The leading body for school governance wants academy trust chairs also serving as members to give up one of their roles to end a “minimal elite with a disproportionate ability to mark their own homework”.
It comes as a Schools Week investigation finds 34 of the 52 largest academy trusts have an academy trust chair who is also a member. A member has a similar role to that of a shareholder in a private company.
If they are essentially the same bunch of people, power is directed to a minimal elite with a disproportionate ability to mark their own homework
While this is allowed under academy rules, the National Governance Association (NGA) has now called on those chairs to “reconsider their position” if holding both roles.
The Department for Education’s “strong preference” is for a majority of members to be independent of the board of trustees.
But Schools Week also found that at seven of the largest trusts, the majority of members were not independent.
Sam Henson, director of policy and information at the NGA, said members have a role in “casting an eye over how effective the governance of the trust is, and so they have to be free from conflict to do so”.
“If they are essentially the same bunch of people, power is directed to a minimal elite with a disproportionate ability to mark their own homework. This all comes down to the different roles, within both the governance and executive tiers being understood and well communicated.”
The Academies Enterprise Trust has two trustees – Andrew Thraves and David Hall – that make up its three members.
The trust said it had an “explicit agreement” with the government as part of its turnaround plan that Hall, its chair, would be a member.
A spokesperson added now its turnaround is complete, new members are being recruited. Hall will step down as a member.
The Outwood Grange Academies Trust has four members, two of which are trustees – Roland Harden and David Earnshaw, who is also chair of trustees.
Earnshaw has also been chosen by the DfE to chair the new Falcon Education Academies Trust to take over schools shunned by other sponsors in the north.
Ormiston Academies Trust and Hamwic Education Trust both have three members, two of whom are trustees.
Ormiston said its articles of association requires its members to include the chair of trustees and its sponsor. “Our Trust has strong governance to ensure we are delivering the best possible outcomes for our pupils.”
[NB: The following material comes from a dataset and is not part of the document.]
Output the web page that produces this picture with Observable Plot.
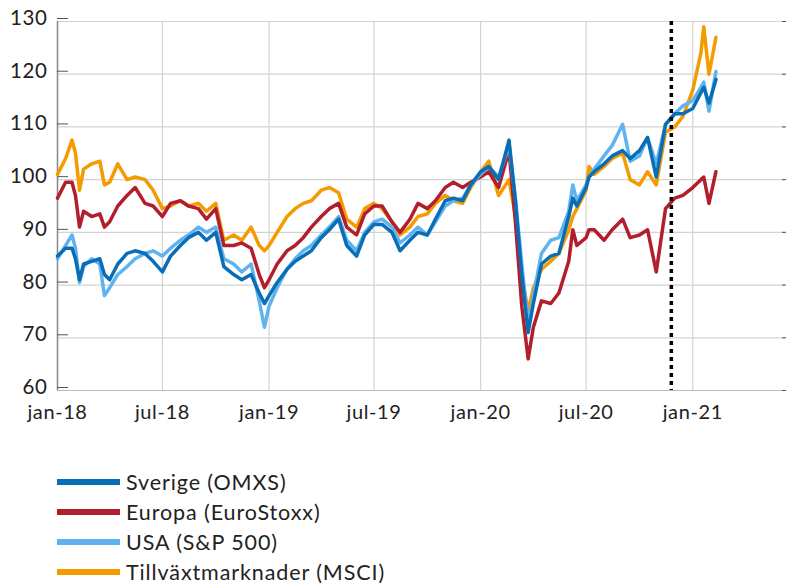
<!DOCTYPE html>
<html>
<head>
<meta charset="utf-8">
<script src="https://cdn.jsdelivr.net/npm/d3@7"></script>
<script src="https://cdn.jsdelivr.net/npm/@observablehq/plot@0.6"></script>
<style>
  body { margin: 0; background: #fff; font-family: Lato, "Noto Sans", sans-serif; }
  #legend { margin-left: 57px; margin-top: 27px; font-size: 21.5px; letter-spacing: 0.9px; color: #222; }
  .item { display: flex; align-items: center; height: 30px; }
  .sw { width: 63px; height: 6px; margin-right: 6px; }
</style>
</head>
<body>
<div id="chart"></div>
<div id="legend"></div>
<script>
const dates = [
  "2018-01-01","2018-01-15","2018-01-26","2018-02-01","2018-02-08","2018-02-15","2018-03-01","2018-03-15","2018-03-23","2018-04-01","2018-04-15","2018-05-01","2018-05-15","2018-06-01","2018-06-15","2018-07-01","2018-07-15","2018-08-01","2018-08-15","2018-09-01","2018-09-15","2018-10-01","2018-10-15","2018-11-01","2018-11-15","2018-12-01","2018-12-15","2018-12-24",
  "2019-01-01","2019-01-15","2019-02-01","2019-02-15","2019-03-01","2019-03-15","2019-04-01","2019-04-15","2019-05-01","2019-05-15","2019-06-01","2019-06-15","2019-07-01","2019-07-15","2019-08-01","2019-08-15","2019-09-01","2019-09-15","2019-10-01","2019-10-15","2019-11-01","2019-11-15","2019-12-01","2019-12-15",
  "2020-01-01","2020-01-15","2020-02-01","2020-02-19","2020-03-01","2020-03-12","2020-03-23","2020-04-01","2020-04-15","2020-05-01","2020-05-15","2020-06-01","2020-06-08","2020-06-15","2020-07-01","2020-07-06","2020-07-15","2020-08-01","2020-08-15","2020-09-02","2020-09-15","2020-10-01","2020-10-15","2020-10-30","2020-11-15","2020-12-01","2020-12-15",
  "2021-01-01","2021-01-15","2021-01-20","2021-01-29","2021-02-10"
];

const sverigeOMXS = [
  85.5, 87, 87, 85, 81, 84, 84.5, 85, 82, 81, 84, 86, 86.5, 86, 84.5, 82.5, 85.5, 87.5, 89, 90, 88.5, 90, 83.5, 82, 81, 82, 78.5, 76.5,
  78, 80.5, 83, 84.5, 85.5, 86.5, 89, 90.5, 92.5, 87.5, 85.5, 89.5, 91.5, 91.5, 90, 86.5, 88.5, 90, 89.5, 92.5, 96, 96.5, 96, 99,
  101.5, 102.5, 100, 107.5, 96, 82, 71, 76.5, 84, 85.5, 86, 93, 96.5, 95, 98.5, 100.5, 101.5, 103, 104.5, 105.5, 104, 105.5, 108, 100.5, 110.5, 112.5, 112.5,
  113.5, 116.5, 117.5, 114.5, 119
];
const europaEuroStoxx = [
  96.5, 99.5, 99.5, 97, 91, 94, 93, 93.5, 91, 92, 95, 97, 98.5, 95.5, 95, 93, 95.5, 96, 95, 94.5, 92.5, 94.5, 87.5, 87.5, 88, 87, 82, 79.5,
  81, 84, 86.5, 87.5, 89, 91, 93, 94.5, 95.5, 91, 89.5, 93.5, 95, 95, 92, 90, 92.5, 95.5, 94.5, 96, 98.5, 99.5, 98.5, 99.5,
  100.5, 101.5, 98.5, 105.5, 92, 76, 66, 72, 77, 76.5, 78.5, 84.5, 90.5, 87.5, 89, 90.5, 90.5, 88.5, 90.5, 92.5, 89, 89.5, 90.5, 82.5, 94.5, 96.5, 97,
  98.5, 100, 100.5, 95.5, 101.5
];
const usaSP500 = [
  85, 87.5, 89.5, 87, 80.5, 83.5, 85, 84, 78, 79.5, 82, 83.5, 85, 86, 86.5, 85.5, 87, 88.5, 89.5, 91, 90, 91, 85, 84, 82.5, 84, 77, 72,
  76, 79.5, 83, 85, 86.5, 87.5, 89.5, 91, 93, 88.5, 86.5, 90, 92, 92.5, 91, 88, 89.5, 91, 89.5, 92, 95, 96, 96.5, 99,
  101, 102.5, 100.5, 106.5, 96.5, 84, 72.5, 78, 86, 88.5, 89, 94, 99, 96, 99, 100.5, 102, 104.5, 106.5, 110.5, 103.5, 104.5, 108, 103, 110.5, 112.5, 114,
  115, 117.5, 118.5, 113, 120.5
];
const tillvaxtMSCI = [
  101, 104, 107.5, 105, 98, 102, 103, 103.5, 99, 99.5, 103, 100, 100.5, 100, 98, 94.5, 95, 96, 95, 95.5, 94, 95.5, 88.5, 89.5, 88.5, 91, 87.5, 86.5,
  87.5, 90, 93, 94.5, 95.5, 96, 98, 98.5, 97.5, 92.5, 91, 94.5, 95.5, 94.5, 92, 89.5, 91, 93, 93.5, 95.5, 97, 96, 95.5, 98.5,
  101.5, 103.5, 97, 100, 93, 82, 75, 79.5, 83, 84.5, 86, 90.5, 93, 94.5, 98, 102.5, 101, 102.5, 104, 105, 100, 99, 101.5, 99, 109, 110, 112,
  117, 124, 129, 120, 127
];

const seriesNames = ["Sverige (OMXS)", "Europa (EuroStoxx)", "USA (S&P 500)", "Tillväxtmarknader (MSCI)"];
const seriesColors = ["#0a6eb6", "#b31e2d", "#5fb4ef", "#f49b00"];
const seriesValues = [sverigeOMXS, europaEuroStoxx, usaSP500, tillvaxtMSCI];

const xTickDates = ["2018-01-01","2018-07-01","2019-01-01","2019-07-01","2020-01-01","2020-07-01","2021-01-01"];
const xTickLabels = ["jan-18","jul-18","jan-19","jul-19","jan-20","jul-20","jan-21"];
const yTicks = [60, 70, 80, 90, 100, 110, 120, 130];
const xDomain = ["2018-01-01", "2021-06-10"];
const markerDate = "2020-11-25";

const rows = seriesValues.map((vals, s) =>
  dates.map((d, i) => ({date: new Date(d), value: vals[i], series: seriesNames[s]}))
);
const xTicks = xTickDates.map(d => new Date(d));
const labelFor = d => xTickLabels[xTickDates.indexOf(d.toISOString().slice(0, 10))];

// drawing order: orange, red, light blue, dark blue
const order = [3, 1, 2, 0];

const chart = Plot.plot({
  width: 787,
  height: 440,
  marginLeft: 57,
  marginRight: 2,
  marginTop: 21,
  marginBottom: 50,
  style: {fontFamily: "Lato, 'Noto Sans', sans-serif", fontSize: "20px", color: "#222", background: "#fff", overflow: "visible", letterSpacing: "0.6px"},
  x: {type: "utc", domain: xDomain.map(d => new Date(d))},
  y: {domain: [60, 130]},
  marks: [
    Plot.gridY(yTicks, {stroke: "#d3d3d3", strokeOpacity: 1, strokeWidth: 1.2}),
    Plot.gridX(xTicks, {stroke: "#d3d3d3", strokeOpacity: 1, strokeWidth: 1.2}),
    Plot.ruleX([new Date(xDomain[0])], {stroke: "#8a8a8a", strokeWidth: 1.5}),
    Plot.ruleY([60], {stroke: "#bdbdbd", strokeWidth: 1.2}),
    Plot.axisY(yTicks, {anchor: "left", tickSize: -11, tickPadding: 21, stroke: "#555", label: null, dy: -3, fontSize: 20.5, fill: "#222"}),
    Plot.axisY(yTicks, {anchor: "right", tickSize: -4, tickFormat: () => "", stroke: "#555", label: null}),
    Plot.axisX(xTicks, {anchor: "bottom", tickSize: 0, tickPadding: 14, tickFormat: labelFor, label: null, fontSize: 20, fill: "#222"}),
    ...order.map(s => Plot.line(rows[s], {x: "date", y: "value", stroke: seriesColors[s], strokeWidth: 3.5, strokeLinejoin: "round"})),
    Plot.ruleX([new Date(markerDate)], {stroke: "#000", strokeWidth: 3.5, strokeDasharray: "4,4"})
  ]
});
document.getElementById("chart").appendChild(chart);

const legend = document.getElementById("legend");
seriesNames.forEach((name, i) => {
  const item = document.createElement("div");
  item.className = "item";
  const sw = document.createElement("div");
  sw.className = "sw";
  sw.style.background = seriesColors[i];
  const label = document.createElement("span");
  label.textContent = name;
  item.appendChild(sw);
  item.appendChild(label);
  legend.appendChild(item);
});
</script>
</body>
</html>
Meanwhile, the Diocese of Ely Multi-Academy Trust and the Academy Transformation Trust have four members, two of whom are trustees.
In addition, Ark’s member is the Ark Absolute Return for Kids charity, and two of its four trustees are also trustees at Ark academy trust.
Academy rules state there should be “significant separation” between members and trustees. If not this “may reduce the objectivity with which the members can exercise their powers”.
But Sam Henson added many trusts are still operating on historic articles of association. “There is little, if anything, to enforce or even encourage separation beyond what the guidance says, so trusts themselves are sometimes reluctant to see this as a priority.”
The NGA wants the government to “set a firm expectation for complete separation between those at a local level, trustees, executives and members”.
However, Leora Cruddas, chief executive of the Confederation of School Trusts (CST), said having a trustee serving as a member can help with the task of “keeping members informed”.
“We do not believe that having one trustee also serving as a member inevitably reduces the objectivity with which the Members exercise their powers.”
Instead of calling for more compliance, CST wants the debate to be “more constructive about effective arrangements to keep members informed so that they can operate effectively at this crucial tier of governance”.
The largest trusts with chairs serving as a member include REAch 2, AET, Delta Academies Trust and Harris Federation.
A REAch2 spokesperson said the arrangement is “entirely in line with DfE policy”, adding the arrangement “facilitates a healthy governance link between the members and the wider board”.
A Department for Education spokesperson said rising standards many trusts are delivering is “testament to the good governance already in place… We work with trusts to discuss changing their articles on a case by case basis, taking into account the circumstances of each trust.”